Histoire banale ici : un citoyen a dénoncé un militaire des FARC, dont le container était plein. Le citoyen a été tué qq nuits plus tard. Ici, tout qui agit en justicier disparaît vite…

Pendant le séminaire à Butembo que j’ai donné la semaine dernière à 40 piliers de la société civile + politiciens + professeurs + religieux, j’ai enseigné les méthodes d’actions non-violentes, par lesquelles la force de la vérité se propage sans que jamais un nom ne soit connu, un individu ne se soit avancé seul (surtout ne jamais agir en justicier, ne pas s’approprier la justice, ne pas personnaliser le Cadre de Droit) : l’art de mobiliser le groupe jusqu’à atteindre une masse critique pour atteindre l’objectif précis de changement, objectif réaliste à notre portée. C’est justement le point faible de ces révoltes populaires qui s’indignent et s’affrontent à des Forces du ‘Désordre établi’, sans que leurs forces soient canalisées.

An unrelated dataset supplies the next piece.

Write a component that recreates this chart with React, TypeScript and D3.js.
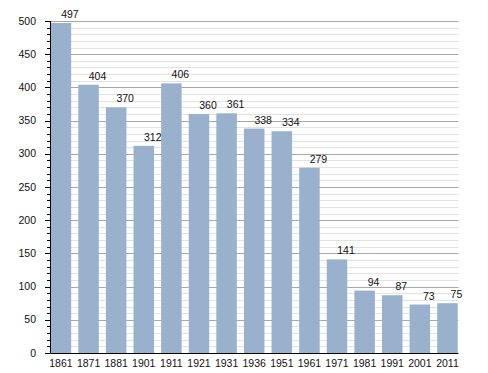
import React from "react";
import * as d3 from "d3";

const years = ["1861","1871","1881","1901","1911","1921","1931","1936","1951","1961","1971","1981","1991","2001","2011"];
const population = [497,404,370,312,406,360,361,338,334,279,141,94,87,73,75];
const majorTicks = [0,50,100,150,200,250,300,350,400,450,500];

export default function App() {
  const W = 488, H = 373;
  const left = 50.5, right = 458.5, top = 21, bottom = 353;
  const y = d3.scaleLinear().domain([0, 500]).range([bottom, top]);
  const x = d3.scaleBand<string>().domain(years).range([50.7, 457.7]).paddingInner(0.257).paddingOuter(0);
  const minor = d3.range(0, 501, 10).filter(v => v % 50 !== 0);
  const font = "'Liberation Sans', Arial, sans-serif";
  return (
    <svg width={W} height={H} style={{ position: "absolute", left: 0, top: 0 }} fontFamily={font}>
      <rect width={W} height={H} fill="#fff" />
      {minor.map(v => (
        <line key={"m" + v} x1={left} x2={right} y1={Math.round(y(v)) + 0.5} y2={Math.round(y(v)) + 0.5} stroke="#e2e2e2" strokeWidth={1} />
      ))}
      {majorTicks.filter(v => v > 0).map(v => (
        <line key={"M" + v} x1={left} x2={right} y1={Math.round(y(v)) + 0.5} y2={Math.round(y(v)) + 0.5} stroke="#a8a8a8" strokeWidth={1} />
      ))}
      {population.map((v, i) => (
        <rect key={"b" + i} x={x(years[i])} y={y(v)} width={x.bandwidth()} height={bottom - y(v)} fill="#9ab1cd" />
      ))}
      {population.map((v, i) => (
        <text key={"l" + i} x={(x(years[i]) as number) + x.bandwidth() / 2 + 9} y={y(v) - 5} fontSize={10.5} textAnchor="middle" fill="#111">{v}</text>
      ))}
      <line x1={left} x2={left} y1={top} y2={bottom} stroke="#000" />
      <line x1={left} x2={right} y1={bottom + 0.5} y2={bottom + 0.5} stroke="#000" />
      {minor.map(v => (
        <line key={"mt" + v} x1={left - 3.5} x2={left} y1={Math.round(y(v)) + 0.5} y2={Math.round(y(v)) + 0.5} stroke="#000" />
      ))}
      {majorTicks.map(v => (
        <line key={"Mt" + v} x1={left - 5.5} x2={left} y1={Math.round(y(v)) + 0.5} y2={Math.round(y(v)) + 0.5} stroke="#000" />
      ))}
      {majorTicks.map(v => (
        <text key={"yt" + v} x={36} y={y(v) + 3.5} fontSize={10.5} textAnchor="end" fill="#111">{v}</text>
      ))}
      {years.map(yr => (
        <text key={"xt" + yr} x={(x(yr) as number) + x.bandwidth() / 2} y={367} fontSize={10.5} textAnchor="middle" fill="#111">{yr}</text>
      ))}
    </svg>
  );
}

Je vis l’urgence de former ces leaders à la fois honnêtes, humbles et intelligents que je connais après 15 ans de sessions dans la région. Je tiens à les accompagner dans un engagement réfléchi et orienté constructivement vers un progrès, à partir de leurs créativités pour trouver la bonne prise, à l’image de la marche du sel d’un mois (moins 5 jours) de Gandhi et de la marche d’un an (plus 5 jours) des Afro-américains boycottant les bus de l’apartheid.